BIG NEWS…

WE WON!!! *

*for the moment

On March 13th, the Department of Transportation DENIED the '“Streets for All” grant application for a feasibility study to demolish the 90 freeway.

A huge thank you to all the leaders of the opposition, including Mark Berger and Daphne Bradford.

But most importantly, thank you to everyone in the communities surrounding the 90 freeway that took action by writing letters to elected and appointed officials, signing Daphne’s petition, spreading the word to friends and neighbors, attending community and local council meetings, and posting yard signs to raise local awareness!

Michael Schneider from “Streets for All” has vowed to keep looking for funding privately, and they can always reapply for government grants, so we’ll have to remain vigilant. That said, given the unified and overwhelming response that our communities mobilized, hopefully they will decide it’s not a fight they want to pick again. Because they will lose.

Stop the misguided, misrepresented, and misleadingly framed plan to eliminate SR-90.

We are a group of concerned citizens who believe that the proposal to eliminate the Marina 90 freeway will have detrimental effects to our neighborhoods and our safety.

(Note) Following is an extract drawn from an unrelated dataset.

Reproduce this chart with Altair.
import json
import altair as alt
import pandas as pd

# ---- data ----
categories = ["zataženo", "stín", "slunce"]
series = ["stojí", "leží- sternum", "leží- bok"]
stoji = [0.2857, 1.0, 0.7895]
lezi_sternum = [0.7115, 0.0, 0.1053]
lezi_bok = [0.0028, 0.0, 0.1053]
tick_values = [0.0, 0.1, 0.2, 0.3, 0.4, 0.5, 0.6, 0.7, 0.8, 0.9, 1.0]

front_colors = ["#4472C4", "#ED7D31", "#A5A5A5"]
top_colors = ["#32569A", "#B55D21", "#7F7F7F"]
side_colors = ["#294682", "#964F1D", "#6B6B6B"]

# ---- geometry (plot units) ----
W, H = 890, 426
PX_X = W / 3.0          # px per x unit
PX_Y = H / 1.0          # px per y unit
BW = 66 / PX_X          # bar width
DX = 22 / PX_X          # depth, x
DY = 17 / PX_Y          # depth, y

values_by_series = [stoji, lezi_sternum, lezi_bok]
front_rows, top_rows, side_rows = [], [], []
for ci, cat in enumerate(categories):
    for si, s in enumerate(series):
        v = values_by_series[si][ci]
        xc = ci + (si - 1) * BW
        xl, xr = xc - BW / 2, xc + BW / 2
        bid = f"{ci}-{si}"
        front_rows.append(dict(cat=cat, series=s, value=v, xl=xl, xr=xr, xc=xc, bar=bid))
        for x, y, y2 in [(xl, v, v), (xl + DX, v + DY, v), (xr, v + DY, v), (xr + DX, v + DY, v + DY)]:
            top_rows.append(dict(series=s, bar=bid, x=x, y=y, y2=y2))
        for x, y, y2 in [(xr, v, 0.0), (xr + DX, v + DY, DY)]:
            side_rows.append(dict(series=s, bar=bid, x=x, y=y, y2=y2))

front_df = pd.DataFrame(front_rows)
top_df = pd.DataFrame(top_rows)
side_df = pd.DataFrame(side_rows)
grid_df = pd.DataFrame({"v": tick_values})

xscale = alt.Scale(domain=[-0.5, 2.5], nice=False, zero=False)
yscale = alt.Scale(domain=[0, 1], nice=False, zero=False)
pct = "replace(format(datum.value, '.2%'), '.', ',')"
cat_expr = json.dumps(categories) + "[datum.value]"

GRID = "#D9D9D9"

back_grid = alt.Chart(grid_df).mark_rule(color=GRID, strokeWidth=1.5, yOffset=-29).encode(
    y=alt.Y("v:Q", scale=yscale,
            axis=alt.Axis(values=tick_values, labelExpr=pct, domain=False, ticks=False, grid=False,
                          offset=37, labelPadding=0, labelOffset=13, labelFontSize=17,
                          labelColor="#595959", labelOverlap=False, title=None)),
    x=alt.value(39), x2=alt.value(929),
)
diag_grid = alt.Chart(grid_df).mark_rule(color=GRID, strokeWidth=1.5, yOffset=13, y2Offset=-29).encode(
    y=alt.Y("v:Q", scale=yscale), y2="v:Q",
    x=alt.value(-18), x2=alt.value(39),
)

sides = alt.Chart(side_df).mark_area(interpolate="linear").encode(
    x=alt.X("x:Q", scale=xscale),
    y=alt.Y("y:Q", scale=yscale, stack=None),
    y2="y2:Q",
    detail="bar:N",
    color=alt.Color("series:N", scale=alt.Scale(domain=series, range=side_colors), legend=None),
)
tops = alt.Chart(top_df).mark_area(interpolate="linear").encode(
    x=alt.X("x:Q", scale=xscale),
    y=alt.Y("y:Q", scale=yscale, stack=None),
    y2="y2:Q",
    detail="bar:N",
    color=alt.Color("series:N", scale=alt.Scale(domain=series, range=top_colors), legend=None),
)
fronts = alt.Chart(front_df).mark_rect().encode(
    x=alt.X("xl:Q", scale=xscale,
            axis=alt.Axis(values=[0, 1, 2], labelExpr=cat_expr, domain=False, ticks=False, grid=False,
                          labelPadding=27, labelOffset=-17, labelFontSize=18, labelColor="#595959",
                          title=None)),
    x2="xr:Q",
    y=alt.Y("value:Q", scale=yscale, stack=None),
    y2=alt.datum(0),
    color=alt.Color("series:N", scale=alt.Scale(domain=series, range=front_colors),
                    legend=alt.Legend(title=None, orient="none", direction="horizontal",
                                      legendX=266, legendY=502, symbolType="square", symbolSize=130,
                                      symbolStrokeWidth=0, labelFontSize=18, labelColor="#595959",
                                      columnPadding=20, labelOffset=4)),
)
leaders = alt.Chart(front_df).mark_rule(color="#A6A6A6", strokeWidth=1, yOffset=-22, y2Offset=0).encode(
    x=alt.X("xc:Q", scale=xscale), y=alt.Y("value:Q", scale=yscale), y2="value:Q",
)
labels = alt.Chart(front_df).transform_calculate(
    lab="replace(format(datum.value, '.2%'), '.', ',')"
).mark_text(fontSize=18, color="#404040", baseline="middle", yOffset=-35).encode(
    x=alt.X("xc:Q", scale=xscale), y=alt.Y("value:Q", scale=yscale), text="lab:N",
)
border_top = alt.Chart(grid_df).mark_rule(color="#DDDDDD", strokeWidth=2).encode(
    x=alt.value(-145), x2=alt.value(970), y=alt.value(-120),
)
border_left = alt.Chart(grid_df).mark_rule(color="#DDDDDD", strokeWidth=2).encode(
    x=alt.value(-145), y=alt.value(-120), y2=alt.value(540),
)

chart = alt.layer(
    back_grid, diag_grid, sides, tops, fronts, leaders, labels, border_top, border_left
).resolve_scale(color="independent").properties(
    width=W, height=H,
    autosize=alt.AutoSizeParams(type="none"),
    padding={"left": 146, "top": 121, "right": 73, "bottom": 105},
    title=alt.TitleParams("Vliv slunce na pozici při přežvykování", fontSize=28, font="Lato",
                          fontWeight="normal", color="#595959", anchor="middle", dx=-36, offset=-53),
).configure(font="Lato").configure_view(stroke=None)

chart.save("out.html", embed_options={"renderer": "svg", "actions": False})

Help us come together and stop this plan – which does not represent the interests of most of the citizens it would affect – before it gains any traction.

Why save a freeway?

Look, I get it – It’s not cool to like freeways.  In fact, there’s little that Angelenos enjoy more than to complain about how bad our freeways are.  Yet I bet you won’t find a freeway in SoCal with a better reputation than SR-90, aka “the 90”, aka “The Marina Freeway”.  It serves its purpose, is rarely congested, has wide lanes with a generous shoulder, boasts expansive views, and best of all helps reduce traffic on our already clogged side-streets (i.e. Lincoln, Sepulveda, Jefferson, Washington, Inglewood, Centinela, Slauson).  

Although often called “underutilized” or “empty”, it carries a load of between 80,000-100,000 cars per day. That’s about 2.5 million cars per month. So could it be that it seems under-used because all the other freeways in LA are over-used? (Answer: Yes)

In short, since it looks like a highway is supposed to look (generally open and with cars freely moving), the 90 freeway feels like an outlier in our city.  But that’s not a reason to get rid of it — that’s a reason to keep it.